To me, this is the episode where the Danny/Julien/Tina arc actually became interesting. Hindsight helps here, too, because Tina's crying is mirrored in the next episode when Danny, in an uncharacteristic moment of weakness (due to her pregnancy), starts crying in front of everybody in the Barn. This arc never quite manifests itself into something big and powerful (though I suspect that's coming in the very first or second episode of Season 6) but at this point it was shaping up nicely. I buy Danny's concerns, and I buy Julien's partly hypocritical, partly wholly justified crackdown on Tina's poor behavior. That this whole arc would somehow find itself linked to Billings' installation of a vending machine (which ties in Dutch, who's infatuated with Tina) is really shocking to me and one of the tightest, most organically realized surprise plot twists the writers ever dreamed up.
Now, onto Vic. Vic has always had an almost pathetic attachment, emotionally, to "wounded women"--those who are clearly victims in his eyes and deserving of his sympathy (however he projects that: sexually, economically, etceteras). Like Connie, like Emma, like the Armenian gal whose sister was murdered by Margos, Emolia fits into this prototype in some rough approximation.

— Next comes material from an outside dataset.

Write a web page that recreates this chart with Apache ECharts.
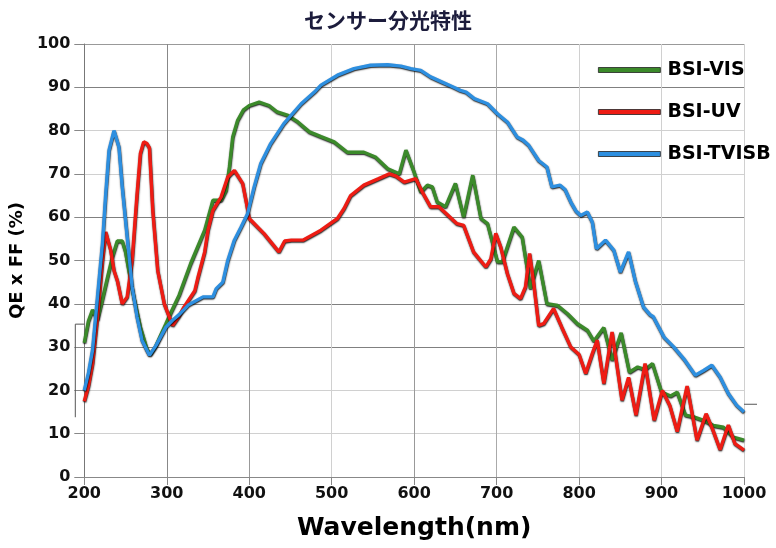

Vic just can't help himself. On this issue, he's just a sucker. After repeatedly telling Connie he doesn't have the loose cash he once had anymore in 2x05 Greenlit he ends up giving her some cash anyway. The thing about Emolia is key--he doesn't see it coming. He thinks he can trust this woman because of all the sympathy and care he's given to her and her mentally challenged child (yet another link he shares with her). When he finds out that she is the source for all of their problems as far as Jon Kavanaugh goes, he flips out. I agree with those in this thread who say that Chiklis conveys a deep menace here that seems completely capable of slashing Emolia's throat. Could Vic do it? It's one of those tough "we'll never quite know" things but I imagine not. The point is he scares the hell out of her so badly that she immediately regrets ever betraying him. (Who wouldn't?)
There was a comment on another forum about Vic's behavior with women back when Season 5 was airing. A guy wrote that he treats many of his female informers, like Emolia, similarly to a pimp. It's pretty much true. He feeds into their desire for a strong masculine presence, demands favors (tips) in exchange for money and care. But he can be positively brutal, too, when he must be and this is example A.

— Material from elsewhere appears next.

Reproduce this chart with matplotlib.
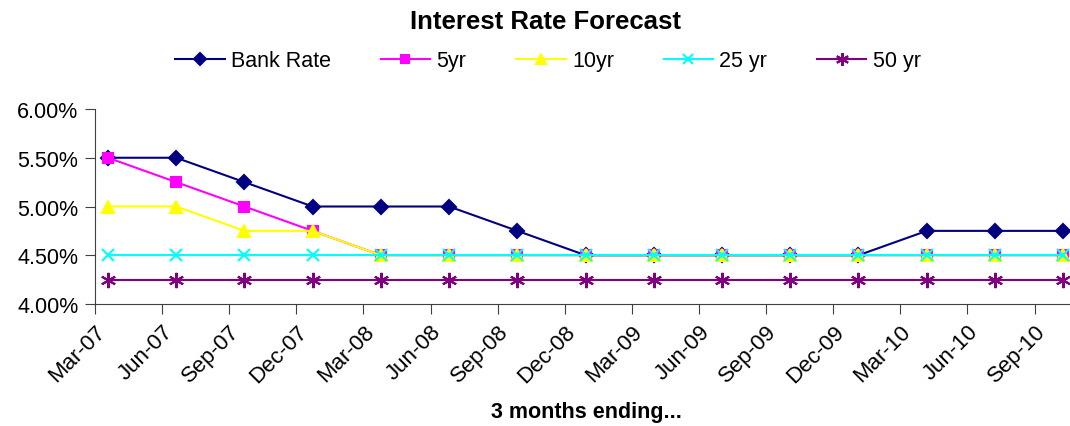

Now, for full disclosure: as a fan of the series, since March 12, 2002, when I watched Pilot, I honestly thought the series was possibly starting to lose its edge around the time Season 4 wrapped up. I even said, fully dismayed at how the Season 4 finale went down, that Season 5 should probably be the last season. (The finale felt overly predictable; almost stale, in a way... The Shield showed some signs of exhaustion--rather than being the supernova that would burn out quickly it seemed as though the writers were starting to milk the main arc for as long as possible... In my own defense, however, I wrote after a few days on The Shield Fans website that perhaps Season 4's quieter, almost happy conclusion, where so many things became status quo, or at least seemed to, was somehow necessary. It turned out it was.)

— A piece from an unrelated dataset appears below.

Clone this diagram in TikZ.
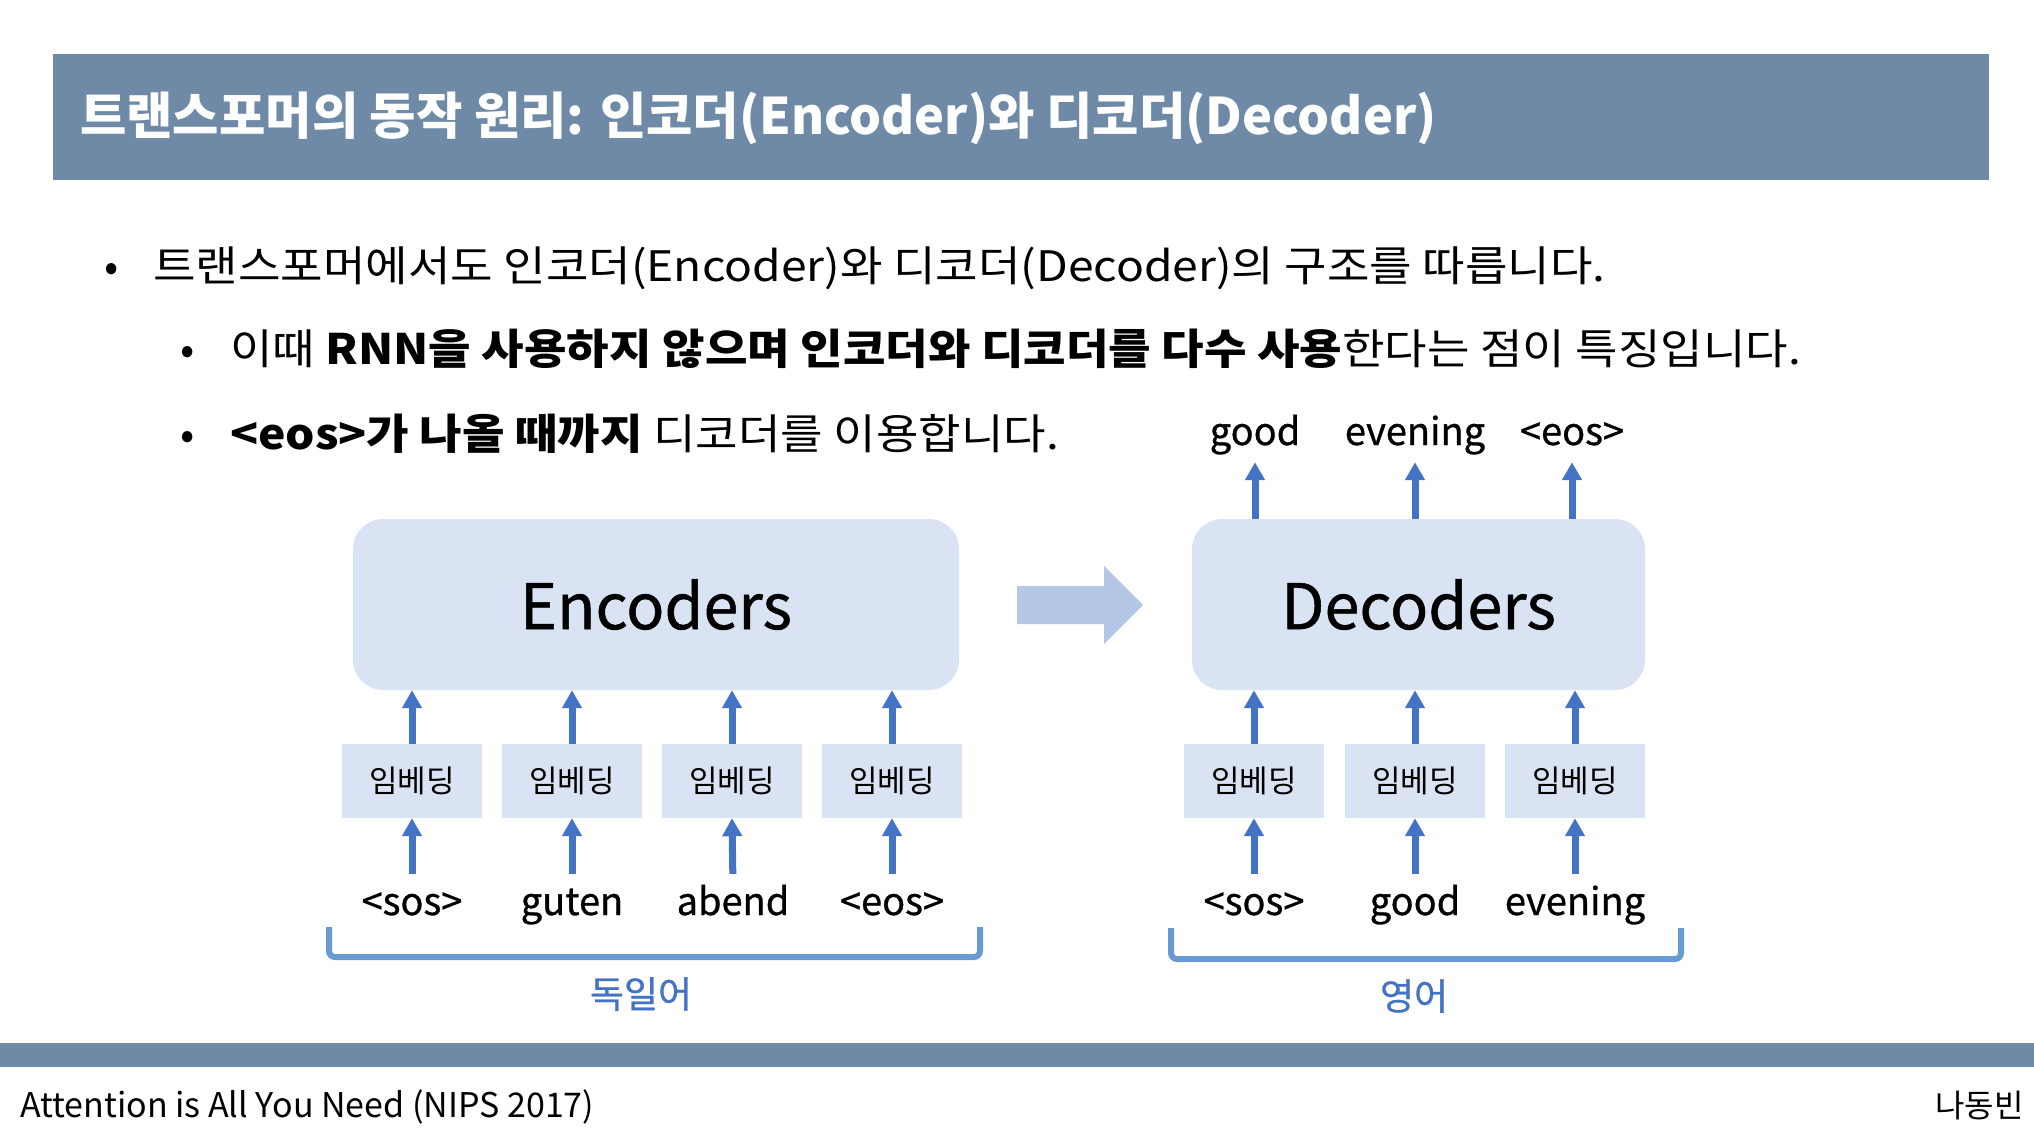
\documentclass[tikz,border=0pt]{standalone}
\usepackage{fontspec}
\setmainfont{Noto Sans CJK KR}
% slightly widened face for the bullet list, heavier face for diagram labels
\newfontfamily\widefont{Noto Sans CJK KR}[FakeStretch=1.1]
\newfontfamily\medfont{Noto Sans CJK KR}[FakeBold=0.8]
\usetikzlibrary{arrows.meta}
\definecolor{barblue}{HTML}{6F8AA6}
\definecolor{boxfill}{HTML}{DAE3F3}
\definecolor{arrowblue}{HTML}{4472C4}
\definecolor{bigarrow}{HTML}{B4C7E7}
\definecolor{bracketblue}{HTML}{6A9AD2}
\newcommand\fsz[1]{\fontsize{#1}{#1}\selectfont}

\begin{document}
\begin{tikzpicture}[x=1pt,y=-1pt,
  embbox/.style={fill=boxfill, minimum width=140pt, minimum height=74pt, inner sep=0pt, font=\fsz{31}},
  blockbox/.style={fill=boxfill, rounded corners=30pt, inner sep=0pt, font=\medfont\fsz{63}},
  word/.style={inner sep=0pt, text height=28pt, text depth=9pt, font=\medfont\fsz{38}, anchor=base},
  bodytext/.style={inner sep=0pt, anchor=base west, font=\widefont\fsz{42}},
  bulletdot/.style={inner sep=0pt, anchor=base, font=\fsz{42}},
  uparrow/.style={draw=arrowblue, line width=7pt, -{Triangle[width=19pt,length=18pt]}},
  langbracket/.style={draw=bracketblue, line width=6pt, rounded corners=6pt},
  langlabel/.style={inner sep=0pt, text=arrowblue, font=\medfont\fsz{37}}
]
\useasboundingbox (0,0) rectangle (2034,1130);

% header and footer bars
\fill[barblue] (53,54) rectangle (1989,180);
\fill[barblue] (0,1043) rectangle (2034,1067);

\node[inner sep=0pt, anchor=base west, text=white, font=\fsz{50.4}\bfseries] (title) at (80,134)
  {트랜스포머의 동작 원리: 인코더(Encoder)와 디코더(Decoder)};

% bullet list
\node[bulletdot] (d1) at (112,281) {•};
\node[bodytext] (t1) at (153,281) {트랜스포머에서도 인코더(Encoder)와 디코더(Decoder)의 구조를 따릅니다.};
\node[bulletdot] (d2) at (188,364) {•};
\node[bodytext] (t2) at (230,364) {이때 \textbf{RNN을 사용하지 않으며 인코더와 디코더를 다수 사용}한다는 점이 특징입니다.};
\node[bulletdot] (d3) at (188,449) {•};
\node[bodytext] (t3) at (230,449) {\textbf{<eos>가 나올 때까지} 디코더를 이용합니다.};

% encoder stack
\node[blockbox, minimum width=606pt, minimum height=171pt] (enc) at (656,604.5) {Encoders};
\node[embbox] (ee1) at (412,781) {임베딩};
\node[embbox] (ee2) at (572,781) {임베딩};
\node[embbox] (ee3) at (732,781) {임베딩};
\node[embbox] (ee4) at (892,781) {임베딩};
\node[word] (ew1) at (412,915) {<sos>};
\node[word] (ew2) at (572,915) {guten};
\node[word] (ew3) at (733,915) {abend};
\node[word] (ew4) at (892,915) {<eos>};
\foreach \i in {1,...,4}{
  \draw[uparrow] (ee\i.north) -- (ee\i.north |- enc.south);
  \draw[uparrow, shorten <=13pt] (ew\i.north) -- (ee\i.south);
}

% decoder stack
\node[blockbox, minimum width=453pt, minimum height=171pt] (dec) at (1418.5,604.5) {Decoders};
\node[embbox] (de1) at (1254,781) {임베딩};
\node[embbox] (de2) at (1415,781) {임베딩};
\node[embbox] (de3) at (1575,781) {임베딩};
\node[word] (dw1) at (1254,915) {<sos>};
\node[word] (dw2) at (1415,915) {good};
\node[word] (dw3) at (1575,915) {evening};
\node[word] (ow1) at (1255,445) {good};
\node[word] (ow2) at (1415,445) {evening};
\node[word] (ow3) at (1572,445) {<eos>};
\foreach \i in {1,2,3}{
  \draw[uparrow] (de\i.north) -- (de\i.north |- dec.south);
  \draw[uparrow, shorten <=13pt] (dw\i.north) -- (de\i.south);
  \draw[uparrow, shorten >=8pt] (ow\i.south |- dec.north) -- (ow\i.south);
}

% block arrow between the stacks
\fill[bigarrow] (1017,586) -- (1104,586) -- (1104,566) -- (1143,605)
  -- (1104,644) -- (1104,624) -- (1017,624) -- cycle;

% language brackets
\draw[langbracket] (329,927) -- (329,957) -- (980,957) -- (980,927);
\node[langlabel] (de) at (641,994) {독일어};
\draw[langbracket] (1171,928) -- (1171,959) -- (1681,959) -- (1681,928);
\node[langlabel] (en) at (1414,996) {영어};

% footer text
\node[inner sep=0pt, anchor=base west, font=\fsz{34}] (ref) at (20,1117) {Attention is All You Need (NIPS 2017)};
\node[inner sep=0pt, anchor=base east, font=\fsz{32}] (author) at (2024,1117) {나동빈};
\end{tikzpicture}
\end{document}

The main arc of the show is really about Vic and his guys. The writers know this so well that every so often there is an establishing scene that explicitly demonstrates where these guys' heads are. It's there in 1x05 Blowback when they rally together to snuff out Aceveda's crusade against them with the cocaine. It's there in 2x08 Scar Tissue when Vic hands back the keys to their money to take out Armadillo for good. It's there in 2x13 Dominoes Falling when they look in awe and disbelief at their Money Train cash. It's there in 3x01 Playing Tight when they're preparing to make a minor bust, smiling in the car. It's there in 3x15 On Tilt when the team experiences a terrible meltdown. It's there in 4x13 Ain't That A Shame when they party it up. And it's there again in 5x10 Of Mice and Lem when they split up as a unit for the very last time. If you take those individual scenes together, it shows the progression of these people, as a team and individually as well. The happy go lucky (as I believe Dead Armenian called it in the 5x10 thread) conclusion to Season 4 is turned on its ear by the end of Season 5.
When I started watching Season 5, I thought, well, this is where the show starts to descend. When I first saw the first three episodes, I probably would have given them all Cs or maybe a B for Extraction. I was, in a way, kind of down on the show.
Tapa Boca, for me, brought the show back to its basics and to the natural elements that made the show viscerally exciting and powerful again. Hence my attachment to the episode. 5x05 Trophy took that to another level. But that's the next episode.